— Start Supplied data —

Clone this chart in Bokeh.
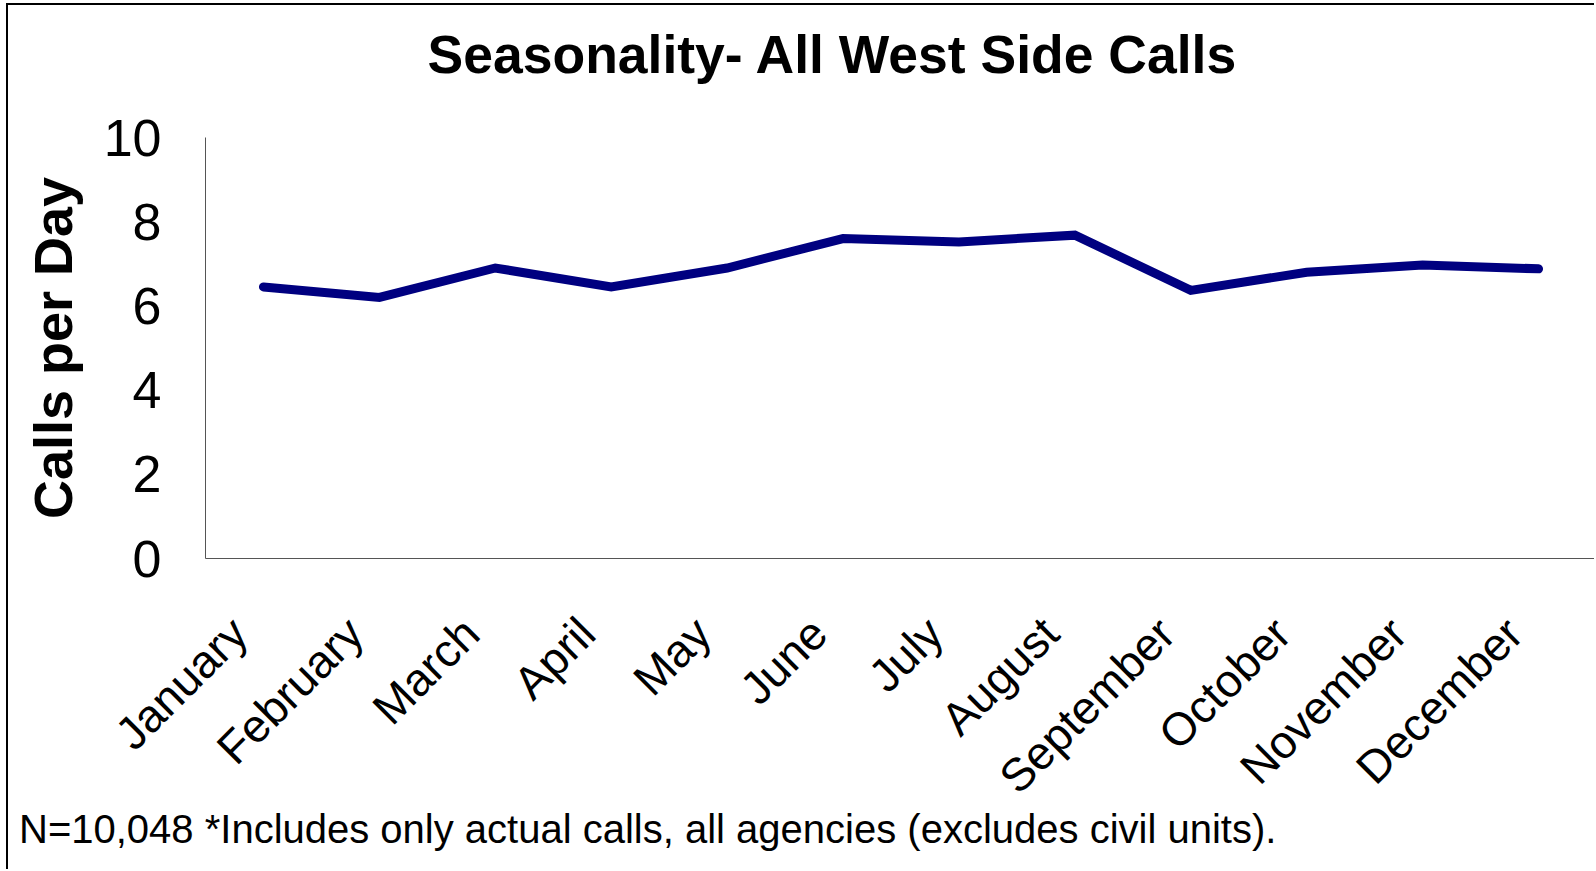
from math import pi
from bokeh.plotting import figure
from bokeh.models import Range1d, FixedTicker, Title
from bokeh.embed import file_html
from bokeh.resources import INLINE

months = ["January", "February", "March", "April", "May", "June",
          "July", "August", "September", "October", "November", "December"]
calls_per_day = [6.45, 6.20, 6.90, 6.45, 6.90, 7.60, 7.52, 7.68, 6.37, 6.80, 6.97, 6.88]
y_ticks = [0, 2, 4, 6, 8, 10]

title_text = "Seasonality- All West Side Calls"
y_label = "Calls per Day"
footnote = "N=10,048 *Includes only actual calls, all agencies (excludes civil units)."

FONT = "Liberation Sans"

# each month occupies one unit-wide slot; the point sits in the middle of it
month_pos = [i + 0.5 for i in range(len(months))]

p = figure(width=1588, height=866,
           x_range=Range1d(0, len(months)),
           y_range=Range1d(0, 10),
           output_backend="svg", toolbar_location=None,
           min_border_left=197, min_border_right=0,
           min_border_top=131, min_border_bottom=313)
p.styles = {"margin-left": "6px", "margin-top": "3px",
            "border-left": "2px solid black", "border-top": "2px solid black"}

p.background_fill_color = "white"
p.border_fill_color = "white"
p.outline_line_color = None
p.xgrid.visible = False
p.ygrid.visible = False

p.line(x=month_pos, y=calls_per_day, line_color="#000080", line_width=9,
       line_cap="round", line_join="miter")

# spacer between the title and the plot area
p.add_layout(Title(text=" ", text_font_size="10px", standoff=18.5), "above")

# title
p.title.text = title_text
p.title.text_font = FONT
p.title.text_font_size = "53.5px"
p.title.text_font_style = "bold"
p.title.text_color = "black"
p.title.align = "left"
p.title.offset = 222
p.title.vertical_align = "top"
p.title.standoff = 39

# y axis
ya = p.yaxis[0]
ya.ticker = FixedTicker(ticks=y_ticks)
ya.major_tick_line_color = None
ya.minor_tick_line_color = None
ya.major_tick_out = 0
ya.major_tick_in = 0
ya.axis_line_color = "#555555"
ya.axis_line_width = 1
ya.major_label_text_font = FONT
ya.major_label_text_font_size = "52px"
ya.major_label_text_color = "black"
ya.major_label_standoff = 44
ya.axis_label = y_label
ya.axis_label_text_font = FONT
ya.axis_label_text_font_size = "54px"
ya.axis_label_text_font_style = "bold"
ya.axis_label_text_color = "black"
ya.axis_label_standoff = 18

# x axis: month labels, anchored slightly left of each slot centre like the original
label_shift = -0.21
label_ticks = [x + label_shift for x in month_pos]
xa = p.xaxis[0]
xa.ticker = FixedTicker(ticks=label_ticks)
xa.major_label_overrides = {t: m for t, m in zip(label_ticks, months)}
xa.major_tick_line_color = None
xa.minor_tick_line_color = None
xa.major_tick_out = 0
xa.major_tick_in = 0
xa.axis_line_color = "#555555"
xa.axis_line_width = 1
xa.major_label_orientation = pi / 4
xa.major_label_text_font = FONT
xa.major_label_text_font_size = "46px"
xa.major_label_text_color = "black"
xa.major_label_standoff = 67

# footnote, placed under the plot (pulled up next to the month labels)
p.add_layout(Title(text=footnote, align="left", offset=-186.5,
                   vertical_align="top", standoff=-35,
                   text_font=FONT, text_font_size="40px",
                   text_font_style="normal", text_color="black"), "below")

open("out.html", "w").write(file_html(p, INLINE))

— End Supplied data —

(Direction)
From the first line above down to the line with "from bokeh.resources import INLINE", reproduce every line and no others, omitting pictures.

(Full response)
Clone this chart in Bokeh.
from math import pi
from bokeh.plotting import figure
from bokeh.models import Range1d, FixedTicker, Title
from bokeh.embed import file_html
from bokeh.resources import INLINE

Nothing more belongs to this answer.